Copy the listing below in full and skip every picture.
▼
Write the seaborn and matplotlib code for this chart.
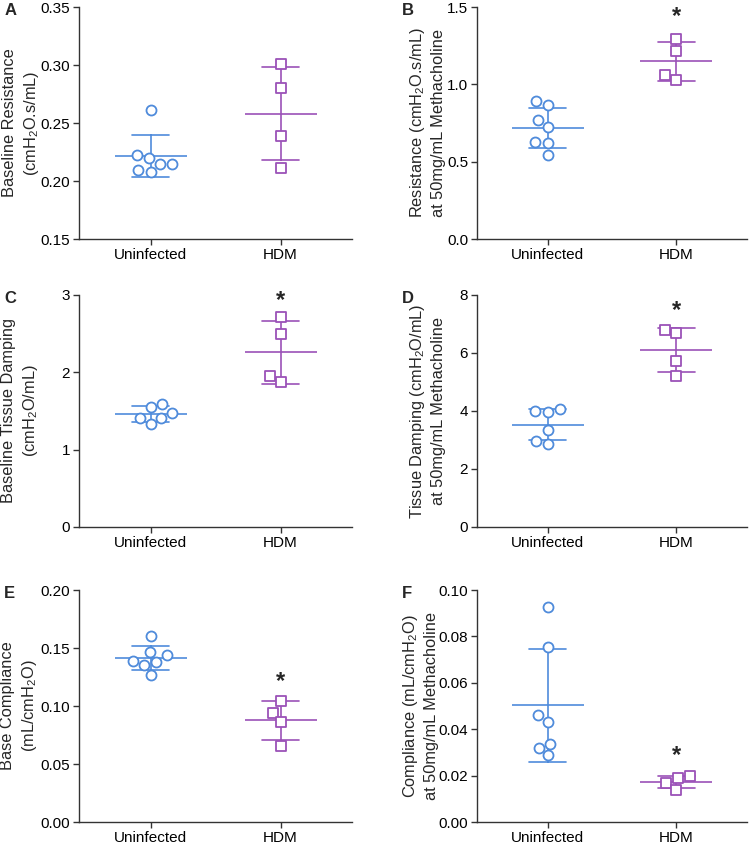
import numpy as np
import pandas as pd
import seaborn as sns
import matplotlib.pyplot as plt
from matplotlib.ticker import MultipleLocator, FormatStrFormatter

groups = ["Uninfected", "HDM"]
blue = "#4F8BDB"
purple = "#9B52B8"

# values, one list per panel and group
a_uninf = [0.2196, 0.2145, 0.2225, 0.2079, 0.2096, 0.2150, 0.2612]
a_hdm = [0.3013, 0.2804, 0.2391, 0.2116]
b_uninf = [0.864, 0.892, 0.769, 0.722, 0.630, 0.623, 0.546]
b_hdm = [1.294, 1.216, 1.059, 1.025]
c_uninf = [1.594, 1.551, 1.474, 1.414, 1.405, 1.328]
c_hdm = [2.709, 2.494, 1.946, 1.881]
d_uninf = [3.989, 3.966, 4.057, 3.349, 2.857, 2.971]
d_hdm = [6.674, 6.800, 5.714, 5.211]
e_uninf = [0.1603, 0.1469, 0.1440, 0.1383, 0.1389, 0.1357, 0.1269]
e_hdm = [0.1046, 0.0943, 0.0866, 0.0654]
f_uninf = [0.0929, 0.0756, 0.0461, 0.0430, 0.0337, 0.0321, 0.0287]
f_hdm = [0.0189, 0.0199, 0.0170, 0.0140]

letters = ["A", "B", "C", "D", "E", "F"]
ylabels = [
    "Baseline Resistance\n(cmH$_2$O.s/mL)",
    "Resistance (cmH$_2$O.s/mL)\nat 50mg/mL Methacholine",
    "Baseline Tissue Damping\n(cmH$_2$O/mL)",
    "Tissue Damping (cmH$_2$O/mL)\nat 50mg/mL Methacholine",
    "Base Compliance\n(mL/cmH$_2$O)",
    "Compliance (mL/cmH$_2$O)\nat 50mg/mL Methacholine",
]
ylims = [(0.15, 0.35), (0, 1.5), (0, 3), (0, 8), (0, 0.20), (0, 0.10)]
ysteps = [0.05, 0.5, 1, 2, 0.05, 0.02]
yfmts = ["%.2f", "%.1f", "%.0f", "%.0f", "%.2f", "%.2f"]
star_y = [None, 1.44, 2.93, 7.45, 0.121, 0.0285]
# horizontal spot of each y label, in axes fraction
label_x = [-0.138, -0.116, -0.142, -0.116, -0.147, -0.140]

panels = [(a_uninf, a_hdm), (b_uninf, b_hdm), (c_uninf, c_hdm),
          (d_uninf, d_hdm), (e_uninf, e_hdm), (f_uninf, f_hdm)]

sns.set_style("ticks")
plt.rcParams["font.family"] = ["Liberation Sans", "DejaVu Sans"]
plt.rcParams["mathtext.default"] = "regular"

fig = plt.figure(figsize=(7.49, 8.44), dpi=100)

lefts = [0.1055, 0.637]
bottoms = [0.7168, 0.3756, 0.026]
w = [0.3645, 0.36]
h = 0.2749

for i, (uninf, hdm) in enumerate(panels):
    row, col = divmod(i, 2)
    ax = fig.add_axes([lefts[col], bottoms[row], w[col], h])
    df = pd.DataFrame({
        "group": ["Uninfected"] * len(uninf) + ["HDM"] * len(hdm),
        "value": uninf + hdm,
    })

    # mean +/- SD
    sns.pointplot(data=df, x="group", y="value", hue="group", order=groups,
                  palette=[blue, purple], errorbar="sd", capsize=0.29,
                  linestyle="none", marker="_", markersize=52,
                  markeredgewidth=1.2, err_kws={"linewidth": 1.2},
                  legend=False, ax=ax)

    n0 = len(ax.collections)
    sns.swarmplot(x=["Uninfected"] * len(uninf), y=uninf, order=groups,
                  color=blue, marker="o", size=7.2, linewidth=1.3, ax=ax)
    sns.swarmplot(x=["HDM"] * len(hdm), y=hdm, order=groups,
                  color=purple, marker="s", size=7.0, linewidth=1.3, ax=ax)
    # hollow markers, colour picked by which group the points sit on
    for coll in ax.collections[n0:]:
        offs = coll.get_offsets()
        if len(offs) == 0:
            continue
        c = blue if np.mean(offs[:, 0]) < 0.5 else purple
        coll.set_facecolor("white")
        coll.set_edgecolor(c)
        coll.set_zorder(5)

    ax.set_xlim(-0.55, 1.55)
    ax.set_ylim(*ylims[i])
    ax.yaxis.set_major_locator(MultipleLocator(ysteps[i]))
    ax.yaxis.set_major_formatter(FormatStrFormatter(yfmts[i]))
    ax.set_xlabel("")
    ax.set_ylabel(ylabels[i], fontsize=11.8, linespacing=1.35)
    ax.yaxis.set_label_coords(label_x[i], 0.5)
    ax.tick_params(axis="both", labelsize=11, length=4, width=1, pad=2.5,
                   color="#333333", labelcolor="black")
    for s in ["left", "bottom"]:
        ax.spines[s].set_color("#333333")
        ax.spines[s].set_linewidth(1)
    sns.despine(ax=ax)

    if star_y[i] is not None:
        ax.text(1, star_y[i], "*", ha="center", va="center",
                fontsize=17, fontweight="bold")

    fig.text(lefts[col] - 0.1, bottoms[row] + h - 0.004, letters[i],
             fontsize=12, fontweight="bold", ha="left", va="center")

fig.savefig("out.png", dpi=100)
▲
RESPONSE:
Write the seaborn and matplotlib code for this chart.
import numpy as np
import pandas as pd
import seaborn as sns
import matplotlib.pyplot as plt
from matplotlib.ticker import MultipleLocator, FormatStrFormatter

groups = ["Uninfected", "HDM"]
blue = "#4F8BDB"
purple = "#9B52B8"

# values, one list per panel and group
a_uninf = [0.2196, 0.2145, 0.2225, 0.2079, 0.2096, 0.2150, 0.2612]
a_hdm = [0.3013, 0.2804, 0.2391, 0.2116]
b_uninf = [0.864, 0.892, 0.769, 0.722, 0.630, 0.623, 0.546]
b_hdm = [1.294, 1.216, 1.059, 1.025]
c_uninf = [1.594, 1.551, 1.474, 1.414, 1.405, 1.328]
c_hdm = [2.709, 2.494, 1.946, 1.881]
d_uninf = [3.989, 3.966, 4.057, 3.349, 2.857, 2.971]
d_hdm = [6.674, 6.800, 5.714, 5.211]
e_uninf = [0.1603, 0.1469, 0.1440, 0.1383, 0.1389, 0.1357, 0.1269]
e_hdm = [0.1046, 0.0943, 0.0866, 0.0654]
f_uninf = [0.0929, 0.0756, 0.0461, 0.0430, 0.0337, 0.0321, 0.0287]
f_hdm = [0.0189, 0.0199, 0.0170, 0.0140]

letters = ["A", "B", "C", "D", "E", "F"]
ylabels = [
    "Baseline Resistance\n(cmH$_2$O.s/mL)",
    "Resistance (cmH$_2$O.s/mL)\nat 50mg/mL Methacholine",
    "Baseline Tissue Damping\n(cmH$_2$O/mL)",
    "Tissue Damping (cmH$_2$O/mL)\nat 50mg/mL Methacholine",
    "Base Compliance\n(mL/cmH$_2$O)",
    "Compliance (mL/cmH$_2$O)\nat 50mg/mL Methacholine",
]
ylims = [(0.15, 0.35), (0, 1.5), (0, 3), (0, 8), (0, 0.20), (0, 0.10)]
ysteps = [0.05, 0.5, 1, 2, 0.05, 0.02]
yfmts = ["%.2f", "%.1f", "%.0f", "%.0f", "%.2f", "%.2f"]
star_y = [None, 1.44, 2.93, 7.45, 0.121, 0.0285]
# horizontal spot of each y label, in axes fraction
label_x = [-0.138, -0.116, -0.142, -0.116, -0.147, -0.140]

panels = [(a_uninf, a_hdm), (b_uninf, b_hdm), (c_uninf, c_hdm),
          (d_uninf, d_hdm), (e_uninf, e_hdm), (f_uninf, f_hdm)]

sns.set_style("ticks")
plt.rcParams["font.family"] = ["Liberation Sans", "DejaVu Sans"]
plt.rcParams["mathtext.default"] = "regular"

fig = plt.figure(figsize=(7.49, 8.44), dpi=100)

lefts = [0.1055, 0.637]
bottoms = [0.7168, 0.3756, 0.026]
w = [0.3645, 0.36]
h = 0.2749

for i, (uninf, hdm) in enumerate(panels):
    row, col = divmod(i, 2)
    ax = fig.add_axes([lefts[col], bottoms[row], w[col], h])
    df = pd.DataFrame({
        "group": ["Uninfected"] * len(uninf) + ["HDM"] * len(hdm),
        "value": uninf + hdm,
    })

    # mean +/- SD
    sns.pointplot(data=df, x="group", y="value", hue="group", order=groups,
                  palette=[blue, purple], errorbar="sd", capsize=0.29,
                  linestyle="none", marker="_", markersize=52,
                  markeredgewidth=1.2, err_kws={"linewidth": 1.2},
                  legend=False, ax=ax)

    n0 = len(ax.collections)
    sns.swarmplot(x=["Uninfected"] * len(uninf), y=uninf, order=groups,
                  color=blue, marker="o", size=7.2, linewidth=1.3, ax=ax)
    sns.swarmplot(x=["HDM"] * len(hdm), y=hdm, order=groups,
                  color=purple, marker="s", size=7.0, linewidth=1.3, ax=ax)
    # hollow markers, colour picked by which group the points sit on
    for coll in ax.collections[n0:]:
        offs = coll.get_offsets()
        if len(offs) == 0:
            continue
        c = blue if np.mean(offs[:, 0]) < 0.5 else purple
        coll.set_facecolor("white")
        coll.set_edgecolor(c)
        coll.set_zorder(5)

    ax.set_xlim(-0.55, 1.55)
    ax.set_ylim(*ylims[i])
    ax.yaxis.set_major_locator(MultipleLocator(ysteps[i]))
    ax.yaxis.set_major_formatter(FormatStrFormatter(yfmts[i]))
    ax.set_xlabel("")
    ax.set_ylabel(ylabels[i], fontsize=11.8, linespacing=1.35)
    ax.yaxis.set_label_coords(label_x[i], 0.5)
    ax.tick_params(axis="both", labelsize=11, length=4, width=1, pad=2.5,
                   color="#333333", labelcolor="black")
    for s in ["left", "bottom"]:
        ax.spines[s].set_color("#333333")
        ax.spines[s].set_linewidth(1)
    sns.despine(ax=ax)

    if star_y[i] is not None:
        ax.text(1, star_y[i], "*", ha="center", va="center",
                fontsize=17, fontweight="bold")

    fig.text(lefts[col] - 0.1, bottoms[row] + h - 0.004, letters[i],
             fontsize=12, fontweight="bold", ha="left", va="center")

fig.savefig("out.png", dpi=100)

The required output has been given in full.